Originally Posted by
rewboss
There's no magical formula that will suddenly make you understand and appreciate Shakespeare, but he's not all that bad, poor fellow.
Part of the problem is that Shakespeare was writing a very long time ago, and things were very different then. Not only was the language very different, but people's ideas of good drama were different as well. Another problem is that Shakespeare is sometimes presented with such reverence, it scares people: bad actors use very impressive gestures and sonorous voices, making the whole thing seem like a religious ritual, rather than a piece of actual drama.

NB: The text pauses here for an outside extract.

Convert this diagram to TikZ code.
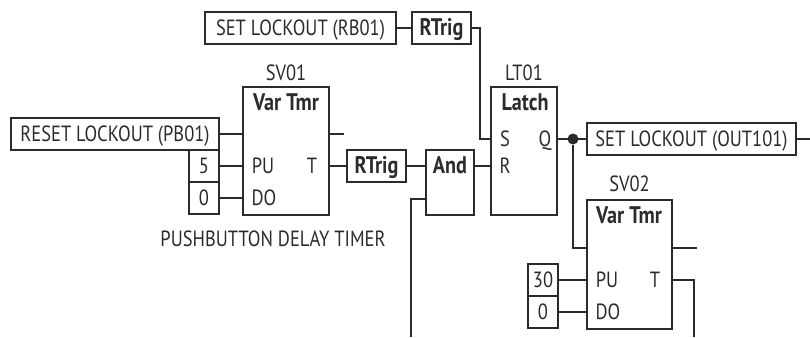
\documentclass[tikz,border=0pt]{standalone}
\usepackage{fontspec}
\setmainfont[FakeStretch=0.84]{PT Sans}
\usetikzlibrary{positioning}

\definecolor{inkline}{RGB}{45,42,42}

\tikzset{
	every node/.style={font=\fontsize{22}{24}\selectfont, text=inkline, inner sep=0pt, outer sep=0pt, text height=15pt, text depth=0pt},
	wire/.style={draw=inkline, line width=1.1pt},
	lblbox/.style={draw=inkline, line width=1.1pt, minimum height=32pt},
	valbox/.style={lblbox, minimum width=30pt},
	fnbox/.style={draw=inkline, line width=1.1pt, anchor=north west},
	fnname/.style={font=\fontsize{24}{26}\selectfont\bfseries},
	joint/.style={circle, fill=inkline, minimum size=11pt, text height=0pt}
}

\begin{document}
\begin{tikzpicture}[x=1pt, y=1pt]
		\useasboundingbox (0,0) rectangle (810,-337);

		%set rb01
		\node[lblbox, minimum width=191pt, anchor=north west] (setrb) at (205,-12) {SET LOCKOUT (RB01)};
		%rtrig top
		\node[lblbox, minimum width=59pt, right=16pt of setrb, fnname] (rtrigtop) {RTrig};
		%lt01
		\node[fnbox, minimum width=66pt, minimum height=128pt, below right=43pt and 20pt of rtrigtop] (lt01) {};
		\node[above=7pt of lt01] (lt01name) {LT01};
		\node[fnname] (latch) at ([shift={(34,-16)}]lt01.north west) {Latch};
		\node (lts) at ([shift={(14,-52)}]lt01.north west) {S};
		\node (ltq) at ([shift={(-12,-52)}]lt01.north east) {Q};
		\node (ltr) at ([shift={(14,-79)}]lt01.north west) {R};
		%sv01
		\node[fnbox, minimum width=86pt, minimum height=128pt, left=162pt of lt01] (sv01) {};
		\node[above=7pt of sv01] (sv01name) {SV01};
		\node[fnname] (sv01tmr) at ([shift={(43,-16)}]sv01.north west) {Var Tmr};
		\node (sv01pu) at ([shift={(20,-79)}]sv01.north west) {PU};
		\node (sv01t) at ([shift={(-17,-79)}]sv01.north east) {T};
		\node (sv01do) at ([shift={(21,-111)}]sv01.north west) {DO};
		\node[below=16pt of sv01, xshift=-13pt] (sv01note) {PUSHBUTTON DELAY TIMER};
		%reset pb01
		\node[lblbox, minimum width=208pt, anchor=north east] (rstpb) at ([shift={(-24,-31)}]sv01.north west) {RESET LOCKOUT (PB01)};
		%5
		\node[valbox, below left=0pt and 0pt of rstpb.south east] (val5) {5};
		%0
		\node[valbox, below=0pt of val5] (val0) {0};
		%rtrig mid
		\node[lblbox, minimum width=59pt, fnname, anchor=west] (rtrigmid) at ([xshift=18pt]sv01.east |- val5) {RTrig};
		%and
		\node[fnbox, minimum width=48pt, minimum height=65pt] (andgate) at ([xshift=20pt]rtrigmid.north east) {};
		\node[fnname] (andname) at (andgate.north |- val5) {And};
		\coordinate (andin) at ([yshift=16pt]andgate.south west);
		\coordinate (andfoot) at ([xshift=-15pt]andin |- 0,-337);
		%set out101
		\node[lblbox, minimum width=209pt, anchor=west] (setout) at ([xshift=30pt]lt01.east |- ltq) {SET LOCKOUT (OUT101)};
		\coordinate (outend) at (810,0 |- setout);
		\node[joint] (qdot) at ([xshift=16pt]lt01.east |- ltq) {};
		%sv02
		\node[fnbox, minimum width=85pt, minimum height=129pt, below=45pt of setout.south west, anchor=north west] (sv02) {};
		\node[above=9pt of sv02] (sv02name) {SV02};
		\node[fnname] (sv02tmr) at ([shift={(42,-16)}]sv02.north west) {Var Tmr};
		\node (sv02pu) at ([shift={(20,-80)}]sv02.north west) {PU};
		\node (sv02t) at ([shift={(-17,-80)}]sv02.north east) {T};
		\node (sv02do) at ([shift={(21,-112)}]sv02.north west) {DO};
		\coordinate (sv02en) at ([yshift=-48pt]sv02.north west);
		%30
		\node[valbox, anchor=east] (val30) at ([xshift=-29pt]sv02.west |- sv02pu) {30};
		%0 lower
		\node[valbox, below=0pt of val30] (val0b) {0};
		\coordinate (sv02bend) at ([xshift=22pt]sv02.east |- sv02t);
		\coordinate (sv02foot) at (sv02bend |- 0,-337);

		% rb01
		\draw[wire] (setrb) -- (rtrigtop);
		\draw[wire] (rtrigtop.east) -- ++(9,0) |- (lt01.west |- lts);

		% sv01
		\draw[wire] (rstpb.east) -- (rstpb.east -| sv01.west);
		\draw[wire] (val5.east) -- (val5.east -| sv01.west);
		\draw[wire] (val0.east) -- (val0.east -| sv01.west);
		\draw[wire] (sv01.east |- rstpb) -- ++(15,0);
		\draw[wire] (sv01.east |- val5) -- (rtrigmid.west);

		% and
		\draw[wire] (rtrigmid.east) -- (rtrigmid.east -| andgate.west);
		\draw[wire] (andgate.east |- andname) -- (lt01.west |- andname);
		\draw[wire] (andin) -| (andfoot);

		% latch
		\draw[wire] (lt01.east |- ltq) -- (setout.west);
		\draw[wire] (setout.east) -- (outend);
		\draw[wire] (qdot) |- (sv02en);

		% sv02
		\draw[wire] (val30.east) -- (val30.east -| sv02.west);
		\draw[wire] (val0b.east) -- (val0b.east -| sv02.west);
		\draw[wire] (sv02.east |- sv02en) -- ++(25,0);
		\draw[wire] (sv02.east |- sv02t) -- (sv02bend) -- (sv02foot);

\end{tikzpicture}
\end{document}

But if you see Shakespeare performed by people who can breathe life into the words, and speak and act like real people, the whole thing comes alive. Shakespeare wrote comedy (although that wasn't his strong point), fantasy, romance, and history. He tackled themes such as racism and insanity.
Here's one of my favourite Shakespeare moments. It's from Julius Caesar, Act 3, Scene 2. Caesar has been assassinated, and Mark Antony is making a speech. But the murderers, led by Brutus, have made him promise not to say anything bad about them.
If you hear this speech mumbled, or even delivered in an operatic voice, you will miss the irony. I want you to imagine Antony being really, really sarcastic -- especially the words I've put in italics. Don't worry about the meaning of every single word, just remember he's being sarcastic. Also, don't think of it as "blank verse": it may be constructed that way, but it's a speech, and you should observe the punctuation, not the length of the lines.
Friends, Romans, countrymen, lend me your ears;
I come to bury Caesar, not to praise him.
The evil that men do lives after them,
The good is often interred with their bones;
So let it be with Caesar. The noble Brutus
Hath told you Caesar was ambitious;
If it were so, it was a grievous fault,
And grievously hath Caesar answered it.
Here, under leave of Brutus and the rest,--
For Brutus is an honourable man;
So are they all, all honourable men,--
Come I to speak in Caesar's funeral.
He was my friend, faithful and just to me:
But Brutus says he was ambitious;
And Brutus is an honourable man.
He hath brought many captives home to Rome,
Whose ransoms did the general coffers fill:
Did this Caesar seem ambitious?
When that the poor have cried, Caesar hath wept;
Ambition should be made of sterner stuff:
Yet Brutus says he was ambitious;
And Brutus is an honourable man.
You all did see that on the Lupercal
I thrice presented him a kingly crown,
Which he did thrice refuse: was this ambition?
Yet Brutus says he was ambitious;
And, sure, he is an honourable man...
Ouch. Antony kept his promise, but that speech got the citizens thinking: "He's right, you know: Caesar wasn't such a despot after all, and he shouldn't have been killed." Imagine Antony piling on the irony more and more as the speech goes on, until his constant refrain of "Brutus is an honourable man" begins to sound like a bad thing.
Of course, this is nowhere near as good as hearing it in real life, but I'm afraid you'll just have to try to imagine it.